Top tip if you are doing the trip... take some tastey snacks with you, but let some air of the crips packets as they tend to explode at altitude...which I discovered all too late. The Dutch people travelling with us thought we were being shot at, but it was only my cheesey puffs making a bid for freedom in my bag.

We needed no reminding we were in Bolivia as in the very first town we reached there was a band playing - they love a bit of a marching band the Bolivians do. And it was good to reach Uyuni (although it's a cold, ugly and dirty town), but after 3 days of freezing temperatures, so-so food and accomodation, and although our driver/guide was great, members of the tour in the other two cars in our caravan had had to take over the wheel as their drivers were too drunk.

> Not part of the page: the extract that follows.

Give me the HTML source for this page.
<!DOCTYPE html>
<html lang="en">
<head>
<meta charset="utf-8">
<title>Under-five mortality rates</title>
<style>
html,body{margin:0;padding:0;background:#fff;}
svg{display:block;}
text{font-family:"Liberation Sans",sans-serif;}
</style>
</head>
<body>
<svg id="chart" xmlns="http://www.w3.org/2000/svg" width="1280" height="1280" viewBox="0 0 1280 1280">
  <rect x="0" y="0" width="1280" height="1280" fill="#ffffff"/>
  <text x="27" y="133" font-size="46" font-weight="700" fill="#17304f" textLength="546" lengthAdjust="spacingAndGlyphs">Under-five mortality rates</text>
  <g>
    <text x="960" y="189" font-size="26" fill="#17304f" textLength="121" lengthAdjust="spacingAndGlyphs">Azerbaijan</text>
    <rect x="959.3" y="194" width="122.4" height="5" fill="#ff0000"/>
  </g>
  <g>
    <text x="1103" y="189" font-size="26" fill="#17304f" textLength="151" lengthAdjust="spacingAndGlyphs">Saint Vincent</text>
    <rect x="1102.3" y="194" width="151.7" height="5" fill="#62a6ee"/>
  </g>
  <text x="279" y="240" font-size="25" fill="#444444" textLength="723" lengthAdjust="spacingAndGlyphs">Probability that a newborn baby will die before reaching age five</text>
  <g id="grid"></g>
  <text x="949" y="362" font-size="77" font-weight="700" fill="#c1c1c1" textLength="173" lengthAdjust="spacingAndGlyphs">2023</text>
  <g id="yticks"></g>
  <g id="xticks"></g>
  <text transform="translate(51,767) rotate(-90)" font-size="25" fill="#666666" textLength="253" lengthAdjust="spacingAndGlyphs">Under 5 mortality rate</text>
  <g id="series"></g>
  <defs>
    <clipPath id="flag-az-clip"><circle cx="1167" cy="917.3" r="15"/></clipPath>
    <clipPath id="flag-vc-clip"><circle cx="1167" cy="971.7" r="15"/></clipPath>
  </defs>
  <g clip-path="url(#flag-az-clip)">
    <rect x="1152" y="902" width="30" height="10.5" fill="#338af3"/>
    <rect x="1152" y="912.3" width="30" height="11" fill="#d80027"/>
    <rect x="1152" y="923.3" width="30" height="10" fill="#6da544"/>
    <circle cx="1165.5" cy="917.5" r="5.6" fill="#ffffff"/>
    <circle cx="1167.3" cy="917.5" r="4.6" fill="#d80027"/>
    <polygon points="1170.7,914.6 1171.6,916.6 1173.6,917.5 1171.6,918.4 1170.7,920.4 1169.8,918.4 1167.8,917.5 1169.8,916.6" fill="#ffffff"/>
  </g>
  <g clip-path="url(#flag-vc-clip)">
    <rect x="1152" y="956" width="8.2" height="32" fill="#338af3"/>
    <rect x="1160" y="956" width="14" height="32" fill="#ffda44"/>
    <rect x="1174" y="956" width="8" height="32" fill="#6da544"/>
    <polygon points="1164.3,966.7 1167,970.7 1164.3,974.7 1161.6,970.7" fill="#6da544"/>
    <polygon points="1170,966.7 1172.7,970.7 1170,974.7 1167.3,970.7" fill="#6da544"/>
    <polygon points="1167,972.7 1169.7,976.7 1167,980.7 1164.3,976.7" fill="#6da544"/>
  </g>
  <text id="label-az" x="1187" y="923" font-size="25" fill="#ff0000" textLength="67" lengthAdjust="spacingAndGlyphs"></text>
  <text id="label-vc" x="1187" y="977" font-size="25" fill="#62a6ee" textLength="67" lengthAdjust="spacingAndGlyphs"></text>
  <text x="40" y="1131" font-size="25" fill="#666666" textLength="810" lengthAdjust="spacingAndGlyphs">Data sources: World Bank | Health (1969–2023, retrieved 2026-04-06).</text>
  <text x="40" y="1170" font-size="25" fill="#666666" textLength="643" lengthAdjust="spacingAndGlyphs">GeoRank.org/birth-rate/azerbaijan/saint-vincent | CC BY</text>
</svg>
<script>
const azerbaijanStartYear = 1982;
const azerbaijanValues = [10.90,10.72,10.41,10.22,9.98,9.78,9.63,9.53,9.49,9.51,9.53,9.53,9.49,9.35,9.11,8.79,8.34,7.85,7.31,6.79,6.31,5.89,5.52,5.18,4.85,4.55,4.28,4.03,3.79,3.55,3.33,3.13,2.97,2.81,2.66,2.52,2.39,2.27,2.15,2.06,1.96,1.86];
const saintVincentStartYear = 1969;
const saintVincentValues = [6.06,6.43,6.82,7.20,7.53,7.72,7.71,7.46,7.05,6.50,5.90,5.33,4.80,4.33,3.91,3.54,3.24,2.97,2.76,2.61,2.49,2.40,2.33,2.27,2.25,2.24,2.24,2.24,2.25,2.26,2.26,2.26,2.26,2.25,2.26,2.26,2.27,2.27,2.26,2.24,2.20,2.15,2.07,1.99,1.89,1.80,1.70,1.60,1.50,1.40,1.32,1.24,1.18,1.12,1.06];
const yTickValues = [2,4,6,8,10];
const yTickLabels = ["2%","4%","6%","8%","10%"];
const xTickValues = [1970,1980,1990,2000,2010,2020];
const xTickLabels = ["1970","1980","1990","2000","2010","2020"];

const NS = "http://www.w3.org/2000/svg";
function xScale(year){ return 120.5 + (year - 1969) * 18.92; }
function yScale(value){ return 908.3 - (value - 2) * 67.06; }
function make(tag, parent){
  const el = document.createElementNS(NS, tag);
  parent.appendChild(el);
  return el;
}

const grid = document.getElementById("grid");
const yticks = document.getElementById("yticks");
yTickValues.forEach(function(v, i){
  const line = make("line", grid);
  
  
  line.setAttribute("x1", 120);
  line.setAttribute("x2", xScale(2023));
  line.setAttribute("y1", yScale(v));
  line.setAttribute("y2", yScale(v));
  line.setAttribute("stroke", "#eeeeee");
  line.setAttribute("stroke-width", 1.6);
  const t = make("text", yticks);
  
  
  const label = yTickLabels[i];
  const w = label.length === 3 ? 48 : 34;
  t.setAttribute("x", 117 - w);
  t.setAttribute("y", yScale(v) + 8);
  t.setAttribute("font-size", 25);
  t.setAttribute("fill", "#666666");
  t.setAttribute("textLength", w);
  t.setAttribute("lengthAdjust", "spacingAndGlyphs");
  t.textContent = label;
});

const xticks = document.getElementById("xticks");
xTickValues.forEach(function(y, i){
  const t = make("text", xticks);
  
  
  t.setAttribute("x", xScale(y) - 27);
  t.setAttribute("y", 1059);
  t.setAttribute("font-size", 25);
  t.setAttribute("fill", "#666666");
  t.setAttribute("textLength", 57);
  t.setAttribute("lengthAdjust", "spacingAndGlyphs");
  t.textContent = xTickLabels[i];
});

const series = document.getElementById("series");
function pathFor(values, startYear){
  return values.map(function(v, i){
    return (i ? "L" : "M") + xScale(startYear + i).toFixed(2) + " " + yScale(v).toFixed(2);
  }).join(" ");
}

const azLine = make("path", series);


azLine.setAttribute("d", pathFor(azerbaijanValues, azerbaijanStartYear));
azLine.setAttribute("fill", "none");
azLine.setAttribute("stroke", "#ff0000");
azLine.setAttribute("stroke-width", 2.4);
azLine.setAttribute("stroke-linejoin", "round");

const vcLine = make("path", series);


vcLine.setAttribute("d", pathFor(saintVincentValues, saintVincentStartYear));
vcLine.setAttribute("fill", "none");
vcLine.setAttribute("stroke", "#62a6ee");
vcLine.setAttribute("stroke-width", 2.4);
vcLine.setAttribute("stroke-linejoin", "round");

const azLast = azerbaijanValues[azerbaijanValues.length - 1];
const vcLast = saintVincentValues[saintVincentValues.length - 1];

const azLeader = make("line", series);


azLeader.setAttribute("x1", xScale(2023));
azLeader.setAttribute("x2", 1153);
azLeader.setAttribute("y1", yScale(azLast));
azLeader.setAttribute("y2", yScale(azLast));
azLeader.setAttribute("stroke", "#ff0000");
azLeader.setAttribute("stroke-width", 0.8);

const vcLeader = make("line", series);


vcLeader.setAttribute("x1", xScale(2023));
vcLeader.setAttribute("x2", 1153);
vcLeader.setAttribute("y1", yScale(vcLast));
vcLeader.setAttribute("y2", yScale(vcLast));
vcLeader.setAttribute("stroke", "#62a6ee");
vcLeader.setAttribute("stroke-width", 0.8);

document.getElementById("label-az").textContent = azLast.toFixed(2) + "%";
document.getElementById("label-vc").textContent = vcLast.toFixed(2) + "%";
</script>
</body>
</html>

To save face, one of the drivers insisted taking his vehicle back the last leg to the agency office in Uyuni, and then promptly drove in to a power pylon... maybe that's why the town was without electricity until 9pm that night..?

From Uyuni we dropped a few meters to Sucre, with the briefest stop in Potosi, once the richest town in the world due to the silver in them there hills. In Sucre, (a beautiful Colonial town with probably the best mercardo central I've been too - a warren of stalls and wonderful aromas), I met Vicky, an English teacher from Texas (no jokes now) and who also earned the title "my America mom" as she has a son the spitting image of me... yes dear reader, I sent commiserations to her family on your behalf.

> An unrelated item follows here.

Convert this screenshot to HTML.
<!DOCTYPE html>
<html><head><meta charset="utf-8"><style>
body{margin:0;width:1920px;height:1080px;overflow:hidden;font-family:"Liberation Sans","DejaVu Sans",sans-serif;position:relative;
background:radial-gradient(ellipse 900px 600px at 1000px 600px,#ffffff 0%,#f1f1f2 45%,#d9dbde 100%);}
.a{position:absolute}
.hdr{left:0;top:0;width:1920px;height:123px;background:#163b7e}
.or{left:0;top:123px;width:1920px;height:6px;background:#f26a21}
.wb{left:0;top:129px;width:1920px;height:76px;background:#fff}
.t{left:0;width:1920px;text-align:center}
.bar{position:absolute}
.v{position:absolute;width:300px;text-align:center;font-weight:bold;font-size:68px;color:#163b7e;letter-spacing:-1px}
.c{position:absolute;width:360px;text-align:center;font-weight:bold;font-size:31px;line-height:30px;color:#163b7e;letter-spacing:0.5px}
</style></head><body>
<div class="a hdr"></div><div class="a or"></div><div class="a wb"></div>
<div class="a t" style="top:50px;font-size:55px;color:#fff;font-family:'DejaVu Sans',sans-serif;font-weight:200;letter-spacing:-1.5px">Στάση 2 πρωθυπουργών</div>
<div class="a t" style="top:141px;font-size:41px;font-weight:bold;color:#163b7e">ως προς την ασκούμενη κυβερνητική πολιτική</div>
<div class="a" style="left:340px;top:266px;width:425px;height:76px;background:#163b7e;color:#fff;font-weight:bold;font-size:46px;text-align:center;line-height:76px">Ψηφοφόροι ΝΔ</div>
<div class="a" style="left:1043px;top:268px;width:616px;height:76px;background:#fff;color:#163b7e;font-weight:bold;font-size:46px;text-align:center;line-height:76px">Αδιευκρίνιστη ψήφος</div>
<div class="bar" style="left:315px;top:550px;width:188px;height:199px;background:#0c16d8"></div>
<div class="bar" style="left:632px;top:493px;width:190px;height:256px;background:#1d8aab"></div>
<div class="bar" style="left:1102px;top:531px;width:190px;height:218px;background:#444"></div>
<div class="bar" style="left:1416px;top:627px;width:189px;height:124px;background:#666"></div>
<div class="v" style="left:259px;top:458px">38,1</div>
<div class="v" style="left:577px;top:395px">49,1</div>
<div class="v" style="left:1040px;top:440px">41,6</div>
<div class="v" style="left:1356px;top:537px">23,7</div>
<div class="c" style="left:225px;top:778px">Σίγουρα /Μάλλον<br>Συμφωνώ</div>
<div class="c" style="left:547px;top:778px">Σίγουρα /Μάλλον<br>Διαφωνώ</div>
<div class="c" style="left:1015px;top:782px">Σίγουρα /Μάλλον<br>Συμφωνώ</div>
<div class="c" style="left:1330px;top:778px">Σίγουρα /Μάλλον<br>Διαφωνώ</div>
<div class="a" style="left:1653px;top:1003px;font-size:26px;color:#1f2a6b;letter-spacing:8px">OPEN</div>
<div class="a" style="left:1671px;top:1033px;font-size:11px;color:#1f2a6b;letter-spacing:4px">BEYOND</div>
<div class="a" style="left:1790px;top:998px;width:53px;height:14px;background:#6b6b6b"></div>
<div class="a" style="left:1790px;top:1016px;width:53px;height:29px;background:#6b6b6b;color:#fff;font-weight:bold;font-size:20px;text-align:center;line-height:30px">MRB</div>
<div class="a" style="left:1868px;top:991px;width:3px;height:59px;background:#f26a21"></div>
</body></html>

Overnight from Sucre to La Paz: an amazing city filled with sprawling markets and a million souls all clinging to the side of a steep valley, and the shoe shine boys wear ski-masks to hide their identities, as percieved meanial workers... oh, and a very good Japanese restaurant, not to be dismissed because it is namesake to Wagamamas. I can understand why people get stuck in La Paz, you can wander the same streets and see something new every day.

From La Paz it's a short hop to Lake Titicaca, a place not only rich in trout but more Inca and Pre-Inca stuff you can shake a stick at. The first major players in the area based themselves at Tiawanaku, a must-see archaelogical site, along with the Isla del Sol, the funerial towers near Puno, and a bit of living (if commercialised) history: the floating islands - a throw back to when the Uros people took to the water on islands mades of reeds, to avoid neighbouring warlike tribes, and have stayed there ever since.

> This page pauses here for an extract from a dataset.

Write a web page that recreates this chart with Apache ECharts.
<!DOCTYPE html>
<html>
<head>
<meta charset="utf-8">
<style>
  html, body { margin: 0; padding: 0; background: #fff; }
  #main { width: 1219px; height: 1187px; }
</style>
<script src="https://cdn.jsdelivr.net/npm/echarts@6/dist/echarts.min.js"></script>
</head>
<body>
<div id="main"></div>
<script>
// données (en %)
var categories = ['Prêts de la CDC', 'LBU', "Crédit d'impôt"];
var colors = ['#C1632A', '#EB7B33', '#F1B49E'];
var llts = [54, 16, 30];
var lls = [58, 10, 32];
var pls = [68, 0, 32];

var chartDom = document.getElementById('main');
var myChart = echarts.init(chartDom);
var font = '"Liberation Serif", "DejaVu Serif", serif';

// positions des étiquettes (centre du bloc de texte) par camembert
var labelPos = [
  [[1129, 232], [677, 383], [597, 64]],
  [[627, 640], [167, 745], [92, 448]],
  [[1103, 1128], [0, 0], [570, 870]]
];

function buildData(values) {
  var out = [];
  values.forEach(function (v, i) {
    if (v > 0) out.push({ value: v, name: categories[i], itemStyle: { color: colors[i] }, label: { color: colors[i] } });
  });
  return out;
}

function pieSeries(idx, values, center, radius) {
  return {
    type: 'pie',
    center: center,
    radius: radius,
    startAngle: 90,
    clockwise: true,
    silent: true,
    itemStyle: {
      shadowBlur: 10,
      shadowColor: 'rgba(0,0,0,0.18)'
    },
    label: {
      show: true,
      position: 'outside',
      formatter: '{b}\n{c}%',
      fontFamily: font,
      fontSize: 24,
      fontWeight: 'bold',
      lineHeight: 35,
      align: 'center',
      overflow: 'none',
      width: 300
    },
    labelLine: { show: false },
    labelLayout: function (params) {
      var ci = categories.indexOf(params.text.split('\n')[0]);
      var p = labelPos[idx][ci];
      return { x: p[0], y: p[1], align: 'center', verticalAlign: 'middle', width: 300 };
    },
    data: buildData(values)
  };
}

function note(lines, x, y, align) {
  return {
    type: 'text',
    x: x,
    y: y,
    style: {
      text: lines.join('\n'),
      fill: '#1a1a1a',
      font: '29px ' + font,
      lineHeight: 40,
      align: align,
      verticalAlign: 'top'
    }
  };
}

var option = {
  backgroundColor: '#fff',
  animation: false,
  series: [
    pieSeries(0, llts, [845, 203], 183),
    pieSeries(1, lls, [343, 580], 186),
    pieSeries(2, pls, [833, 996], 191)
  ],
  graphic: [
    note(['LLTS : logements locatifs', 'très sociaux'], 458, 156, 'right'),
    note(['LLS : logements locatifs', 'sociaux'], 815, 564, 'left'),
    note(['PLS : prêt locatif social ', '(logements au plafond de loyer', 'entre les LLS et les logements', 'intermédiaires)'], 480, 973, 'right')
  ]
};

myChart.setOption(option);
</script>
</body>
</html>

Once in Peru Norwegian Chris started on the guinea pigs, a local delicacey. Bear in mind her first language isn't English, but when the first roast fella arrived at the table, complete with head and legs, she said "It's sad enough that it comes like this, but now I'm going to violate it" - I said she could just eat it, but I think it was the Viking in her coming to the surface. For the record, I reckon you need a brace of guinea pigs to make a worthwhile meal, but to be honest they don't taste of much, not even chicken.

Peru is also the hub of the Gringo Trail and it's the first place I've been on a standard bus journey where the tourists have out numbered the locals. I'm used to seeing a huge chunk of the tourist contingency clad in ponchos and some very nice Andean knitware, but I was taken aback to see a guy sporting a mohawk haircut, black PVC jacket and trousers, and a Anti-Nowhere League "Nazi Punks F**K Off" t-shirt, swaggering the beachfront of Lake Titicaca. For a moment there I was back in Camden Town, 1984, keeping Alex company while he flogged posters outside Sid Strongs, and Benjy Biff got people to buy him cans of Red Stripe if he´d jump into the lock.

The next hop was to Cusco, which I'd been told had been built on the foundations of the Inca town, but it is utterly staggering how much of the original Inca stonework remains, and how much has been used in the walls of the cities buildings. But be warned, if you're ever in this neck of the woods, it's expensive, especially where the companies that have monopolies over the routes, trains, buses and entry fees to Machu Pichu exert them to a disgraceful extent, with the a lack of concern or service that had me mumbling into my beer about writing letters to the government.

However, this morning I arrived in Aguas Caliente and tomorrow I will visit Machu Picchu....and I'm very exicted!!!